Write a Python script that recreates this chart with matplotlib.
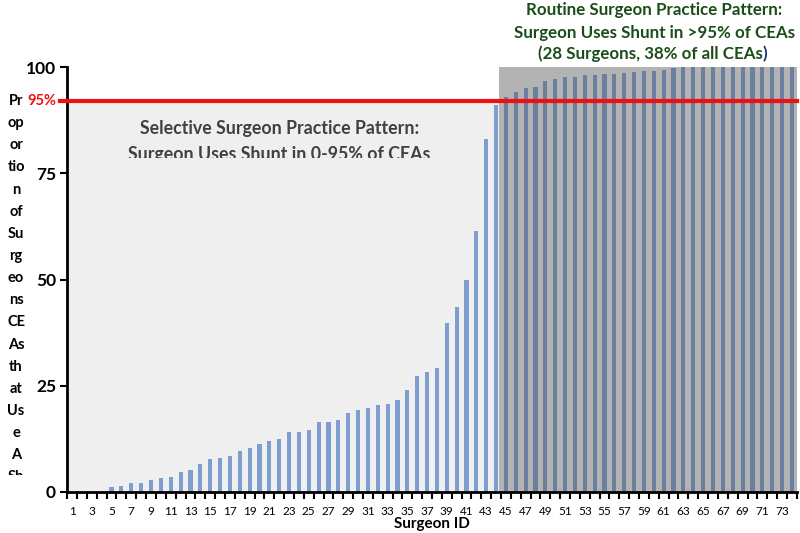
import matplotlib
matplotlib.use("Agg")
import matplotlib.pyplot as plt
from matplotlib.patches import Rectangle
import numpy as np

# proportion of CEAs with shunt, per surgeon (sorted)
surgeon_ids = list(range(1, 75))
shunt_pct = [
    0, 0, 0, 0, 1.1, 1.5, 2.0, 2.0, 2.9, 3.2,
    3.5, 4.7, 5.1, 6.5, 7.8, 8.0, 8.4, 9.6, 10.4, 11.3,
    12.1, 12.4, 14.1, 14.2, 14.6, 16.5, 16.5, 16.9, 18.6, 19.4,
    19.8, 20.4, 20.6, 21.7, 23.9, 27.3, 28.2, 29.2, 39.8, 43.5,
    49.8, 61.4, 83.2, 91.1, 92.9, 94.1, 95.0, 95.3, 96.7, 97.2,
    97.6, 97.8, 98.1, 98.2, 98.4, 98.5, 98.7, 98.8, 99.2, 99.2,
    99.3, 99.7, 100, 100, 100, 100, 100, 100, 100, 100,
    100, 100, 100, 100,
]
y_ticks = [0, 25, 50, 75, 100]
x_labels = [str(i) if i % 2 == 1 else "" for i in surgeon_ids]
cutoff_line = 92  # where the "95%" line sits in the picture
routine_start = 45

font = ["Lato", "DejaVu Sans"]
plt.rcParams["font.family"] = font

fig = plt.figure(figsize=(8, 5.33), dpi=100)
ax = fig.add_axes([0.084, 0.077, 0.912, 0.797])

x = np.array(surgeon_ids)
y = np.array(shunt_pct)

# background zones
ax.add_patch(Rectangle((0.5, 0), routine_start - 1.2, cutoff_line,
                       facecolor="#efefef", edgecolor="none", zorder=0))
ax.add_patch(Rectangle((routine_start - 0.7, 0), 74.5 - (routine_start - 0.7), 100,
                       facecolor="#b3b3b3", edgecolor="none", zorder=0))

colors = ["#7f9ed0" if i < routine_start else "#6b7f9f" for i in surgeon_ids]
ax.bar(x, y, width=0.42, color=colors, zorder=2)

ax.axhline(cutoff_line, xmin=-0.01, color="#ee1111", lw=3, zorder=3, clip_on=False)

ax.set_xlim(0.5, 74.5)
ax.set_ylim(0, 100)

# y axis
ax.set_yticks(y_ticks)
ax.set_yticklabels([str(v) for v in y_ticks], fontsize=12.5, fontweight="bold")
ax.tick_params(axis="y", direction="out", length=5, width=1.5, pad=3)

# x axis: tick marks at category boundaries, labels at centres
ax.set_xticks(np.arange(0.5, 75, 1.0))
ax.set_xticklabels([])
ax.set_xticks(x, minor=True)
ax.set_xticklabels(x_labels, minor=True, fontsize=8.5)
ax.tick_params(axis="x", which="major", direction="out", length=5, width=1.5)
ax.tick_params(axis="x", which="minor", length=0, pad=10)
ax.set_xlabel("Surgeon ID", fontsize=11, fontweight="bold", labelpad=0)

for side in ["top", "right"]:
    ax.spines[side].set_visible(False)
for side in ["left", "bottom"]:
    ax.spines[side].set_linewidth(2)
ax.set_facecolor("white")

# red 95% label
ax.text(-0.035, cutoff_line, "95%", transform=ax.get_yaxis_transform(),
        color="#ee1111", fontsize=10.5, fontweight="bold",
        ha="center", va="center")

# selective zone label, bottom line cut off as in the original
t = ax.text(22.0, 82.5, "Selective Surgeon Practice Pattern:\nSurgeon Uses Shunt in 0-95% of CEAs",
            ha="center", va="center", fontsize=12.8, fontweight="bold",
            color="#404040", linespacing=1.7, zorder=4, clip_on=True)
clip = Rectangle((0.5, 78.6), 60, 30, transform=ax.transData)
t.set_clip_path(clip)

# routine zone label above plot
green = "#1a4d1a"
fig.text(0.818, 0.981, "Routine Surgeon Practice Pattern:", ha="center", va="center",
         fontsize=12.2, fontweight="bold", color=green)
fig.text(0.818, 0.939, "Surgeon Uses Shunt in >95% of CEAs", ha="center", va="center",
         fontsize=12.2, fontweight="bold", color=green)
t3 = fig.text(0.813, 0.899, "(28 Surgeons, 38% of all CEAs", ha="center", va="center",
              fontsize=12.2, fontweight="bold", color=green)
fig.canvas.draw()
ax.annotate(")", xy=(1, 0.5), xycoords=t3, ha="left", va="center",
            fontsize=12.2, fontweight="bold", color="#1f2f7a",
            annotation_clip=False)

# wrapped y label, clipped at the bottom
ylab_lines = ["Pr", "op", "or", "tio", "n", "of", "Su", "rg", "eo", "ns",
              "CE", "As", "th", "at", "Us", "e", "A", "Sh"]
yl = fig.text(0.02, 1 - 94 / 533, "\n".join(ylab_lines), ha="center", va="top",
              fontsize=10.5, fontweight="bold", color="black", linespacing=1.74,
              clip_on=True)
yl_clip = Rectangle((0, 1 - 475 / 533), 0.06, 475 / 533, transform=fig.transFigure)
yl.set_clip_path(yl_clip)

fig.savefig("out.png", dpi=100)
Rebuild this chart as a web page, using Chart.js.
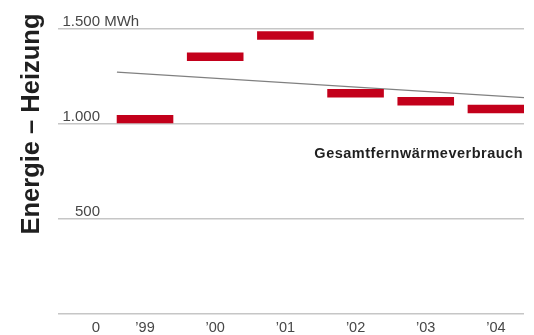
<!DOCTYPE html>
<html>
<head>
<meta charset="utf-8">
<script src="https://cdn.jsdelivr.net/npm/chart.js@4/dist/chart.umd.min.js"></script>
<style>
  html, body { margin: 0; padding: 0; background: #ffffff; }
  #wrap { width: 534px; height: 335px; }
</style>
</head>
<body>
<div id="wrap"><canvas id="c" width="534" height="335"></canvas></div>
<script>
// District heating consumption per year (MWh)
const years = ['\u201999', '\u201900', '\u201901', '\u201902', '\u201903', '\u201904'];
const consumption = [1023, 1351, 1463, 1159, 1117, 1076];

// Trend line through the series (x in year index, y in MWh)
const trendX = [-0.4, 5.4];
const trendY = [1270, 1136];

// Value axis ticks and their printed labels
const yTicks = [0, 500, 1000, 1500];
const yTickLabels = ['0', '500', '1.000', '1.500'];
const yUnit = 'MWh';

const axisTitle = 'Energie \u2013 Heizung';
const seriesLabel = 'Gesamtfernw\u00e4rmeverbrauch';

const RED = '#c3001b';
const GRID = '#c6c6c6';
const TEXT = '#474747';
const DARK = '#1f1f1f';
const FONT = '"Liberation Sans", Arial, Helvetica, sans-serif';

const labelsPlugin = {
  id: 'labels',
  afterDraw(chart) {
    const ctx = chart.ctx;
    const y = chart.scales.y;
    const area = chart.chartArea;
    const numRight = area.left + 42;

    ctx.save();
    // value labels sit just above their gridline; zero sits below the baseline
    ctx.font = '15px ' + FONT;
    ctx.fillStyle = TEXT;
    ctx.textBaseline = 'middle';
    yTicks.forEach((v, i) => {
      const py = y.getPixelForValue(v);
      const ty = v === 0 ? py + 14 : py - 6.5;
      ctx.textAlign = 'right';
      ctx.fillText(yTickLabels[i], numRight, ty);
      if (i === yTicks.length - 1) {
        ctx.textAlign = 'left';
        ctx.fillText(' ' + yUnit, numRight, ty);
      }
    });

    // series label under the trend
    ctx.font = 'bold 14.5px ' + FONT;
    ctx.fillStyle = DARK;
    ctx.textAlign = 'right';
    ctx.textBaseline = 'alphabetic';
    if ('letterSpacing' in ctx) ctx.letterSpacing = '0.5px';
    ctx.fillText(seriesLabel, area.right - 1, 158);
    if ('letterSpacing' in ctx) ctx.letterSpacing = '0px';

    // rotated axis title
    ctx.translate(38.5, 124);
    ctx.rotate(-Math.PI / 2);
    ctx.font = 'bold 25.5px ' + FONT;
    ctx.fillStyle = DARK;
    ctx.textAlign = 'center';
    ctx.textBaseline = 'alphabetic';
    ctx.fillText(axisTitle, 0, 0);
    ctx.restore();
  }
};

new Chart(document.getElementById('c'), {
  type: 'scatter',
  data: {
    datasets: [
      {
        label: 'Trend',
        type: 'line',
        data: trendX.map((x, i) => ({ x: x, y: trendY[i] })),
        borderColor: '#808080',
        borderWidth: 1.3,
        pointRadius: 0,
        pointHoverRadius: 0,
        fill: false,
        order: 2
      },
      {
        label: seriesLabel,
        data: consumption.map((v, i) => ({ x: i, y: v })),
        pointStyle: 'line',
        pointRadius: 28.3,
        pointHoverRadius: 28.3,
        pointBorderWidth: 8.4,
        pointHoverBorderWidth: 8.4,
        borderColor: RED,
        backgroundColor: RED,
        order: 1
      }
    ]
  },
  options: {
    responsive: false,
    animation: false,
    events: [],
    layout: {
      autoPadding: false,
      padding: { left: 58, right: 10, top: 28.5, bottom: 0 }
    },
    plugins: {
      legend: { display: false },
      tooltip: { enabled: false },
      title: { display: false }
    },
    scales: {
      x: {
        type: 'linear',
        min: -1.24,
        max: 5.4,
        afterBuildTicks(scale) {
          scale.ticks = years.map((_, i) => ({ value: i }));
        },
        afterFit(scale) { scale.height = 21.5; },
        grid: { display: false, drawTicks: false },
        border: { display: false },
        ticks: {
          padding: 6,
          maxRotation: 0,
          autoSkip: false,
          color: TEXT,
          font: { family: FONT, size: 14.5 },
          callback: (v) => years[v] !== undefined ? years[v] : ''
        }
      },
      y: {
        type: 'linear',
        min: 0,
        max: 1500,
        afterBuildTicks(scale) {
          scale.ticks = yTicks.map(v => ({ value: v }));
        },
        afterFit(scale) { scale.width = 0; },
        grid: { color: GRID, lineWidth: 1.6, drawTicks: false },
        border: { display: false },
        ticks: { display: false }
      }
    }
  },
  plugins: [labelsPlugin]
});
</script>
</body>
</html>
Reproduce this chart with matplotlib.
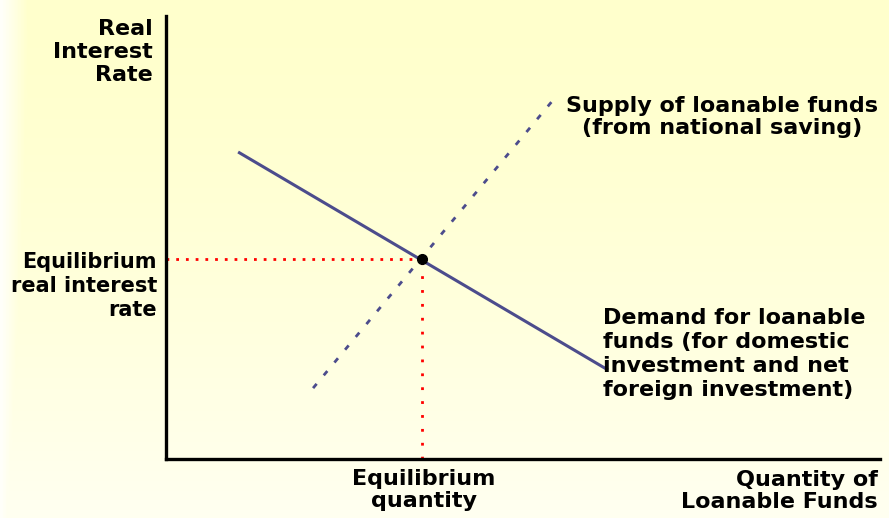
= = =
Gather all lines from the listing above in which "script" occurs.

_THE RESULT_.
Write a Python script that recreates this chart with matplotlib.
<script src="https://cdn.jsdelivr.net/npm/chart.js@4/dist/chart.umd.min.js"></script>
<script>
</script>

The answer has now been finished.